So I said I would do some analysis on bugs on the compiler and core packages in order to help inform disucssion around how we can move forward with this. I was thinking I would have time over the xmas holidays, turns out I had even less free time then vs when I am working! Anyway, I now have a spreadsheet organized in a way that enables me to communicate my findings:
Pull Requests
I analysed anything people asked me to, plus all the outstanding PRs on core packages and the compiler. It made sense to focus on the PRs since there are less of them than the open Issues, they consist of proposed solutions so I can be precise in understanding how they would affect the overall system, and since someone bothered to make a PR the issue is obviously important to someone as well as possible to fix in a relatively small amount of code.
But… The main reason to focus on PRs is that is where the process gets stuck. You can discuss issues, get help with workarounds, raise github issues, develop solutions. Once something is submitted as a PR it mostly seems to get stuck there - there is no working process to get your contribution into Elm.
How bad is the problem though? How much unmerged good stuff is out there?
Categorisation of PRs
I categorised the PRs from the most trivial ones (doc fixes), which have zero affect on the overall system, to the most invasive ones, which affect the semantics of the Elm language itself in ways that break compatability with 0.19. The categories in order of increasing impact are:
- Doc Fixes
- Performance Improvements
- Runtime Bug Fixes
- API Changes to Implementation
- API New Functions
- API Changes
- Language Semantics
It is entirely possible that we could fix things in levels 1 - 4 as a community release branch of Elm without breaking compatability with the official 0.19 release.
Level 5 does not break compatabilty, but new code relying on it would not be able to revert to the official release unaltered.
Levels 6 - 7 break compatability and are heading more in the direction of a fork, as opposed to a release branch.

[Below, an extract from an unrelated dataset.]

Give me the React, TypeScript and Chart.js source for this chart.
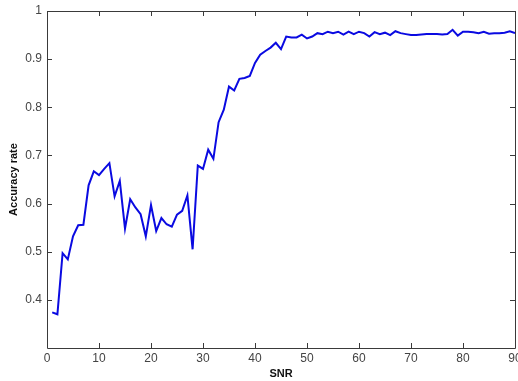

Counts of number of issues in the sheet given below.
Doc Fixes - 68
Its great to improve the docs and there is plenty good stuff in here. However, fixing the docs is not really what we have in mind when we think of making progress with the issues that are causing us problems.
Performance Improvements - 13
Nice to have perf improvements too.
Runtime Bug Fixes - 11
API Changes to Implementation - 26
These 2 categories are where I thought I would find the most interesting stuff. These are the real bugs in the implementation and they are fixable without breaking things. Generally these fixes are very localised and deal with the rough edges that people have found in the wild.

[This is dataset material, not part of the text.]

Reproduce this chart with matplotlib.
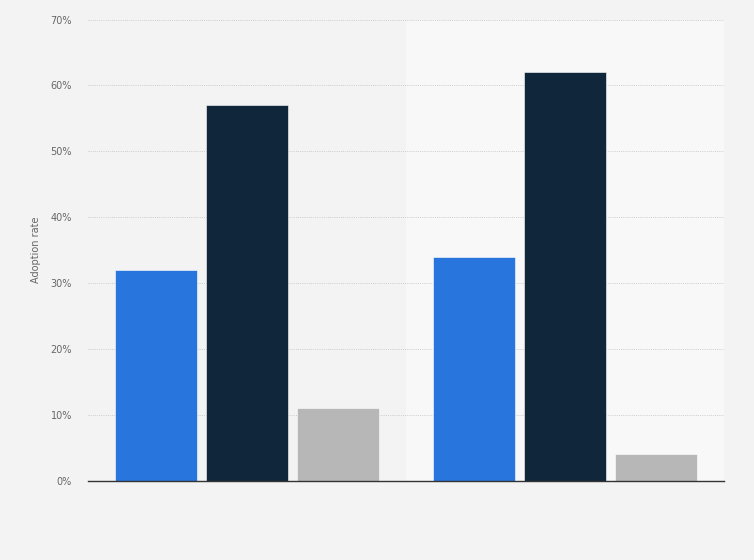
import matplotlib
matplotlib.use("Agg")
import matplotlib.pyplot as plt
import numpy as np

categories = ["Group 1", "Group 2"]
series_names = ["Series A", "Series B", "Series C"]
series_values = {
    "Series A": [32, 34],
    "Series B": [57, 62],
    "Series C": [11, 4],
}
colors = ["#2876dd", "#10263b", "#b7b7b7"]
yticks = [0, 10, 20, 30, 40, 50, 60, 70]
ytick_labels = [f"{t}%" for t in yticks]

fig = plt.figure(figsize=(7.54, 5.6), dpi=100)
fig.patch.set_facecolor("#f3f3f3")
ax = fig.add_axes([88/754, 1-480.7/560, (724-88)/754, (480.7-19.5)/560])
ax.set_facecolor("#f3f3f3")

x = np.arange(len(categories))
spacing = 0.286
width = 0.26
ax.axvspan(0.5, 1.5, color="#f8f8f8", zorder=0, lw=0)
for i, name in enumerate(series_names):
    ax.bar(x + (i - 1) * spacing, series_values[name], width=width,
           color=colors[i], edgecolor="#ffffff", linewidth=0.4, zorder=3)

ax.set_xlim(-0.5, 1.5)
ax.set_ylim(0, 70)
ax.set_yticks(yticks)
ax.set_yticklabels(ytick_labels)
ax.set_xticks([])
ax.grid(axis="y", color="#cccccc", linestyle=(0, (1, 1.2)), linewidth=0.7, zorder=1)
for s in ["top", "right", "left"]:
    ax.spines[s].set_visible(False)
ax.spines["bottom"].set_color("#333333")
ax.spines["bottom"].set_linewidth(1.0)
ax.spines["bottom"].set_zorder(4)
ax.tick_params(axis="y", length=0, pad=11.5, labelsize=7, labelcolor="#666666")
ax.set_ylabel("Adoption rate", fontsize=7, color="#666666", labelpad=7)

fig.savefig("out.png", dpi=100, facecolor=fig.get_facecolor())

There are only 37 items in these 2 categories which reflects on the very high quality of Elm 0.19. It is also likely there are more issues that could be fixed in these categories but no PRs have ever been submitted because potential contributors have been put off by the lack of a functioning process.
API New Functions - 19
Many of these are nice-to-haves rather than essential fixes. Almost all can be worked around in the usual ways by using a port or other javascript tricks.
Worth mentioning the app.kill one, which is a frustrating issue for some people. It might be a bit misclassified here, as its a JS API rather than an Elm one.
API Changes - 2
Language Semantics - 4
Compiler Stuff - 24
I didn’t include compiler PRs in the other categories, since compile time is different to runtime, and preserving compatability of the runtime and language is the primary focus of my analysis.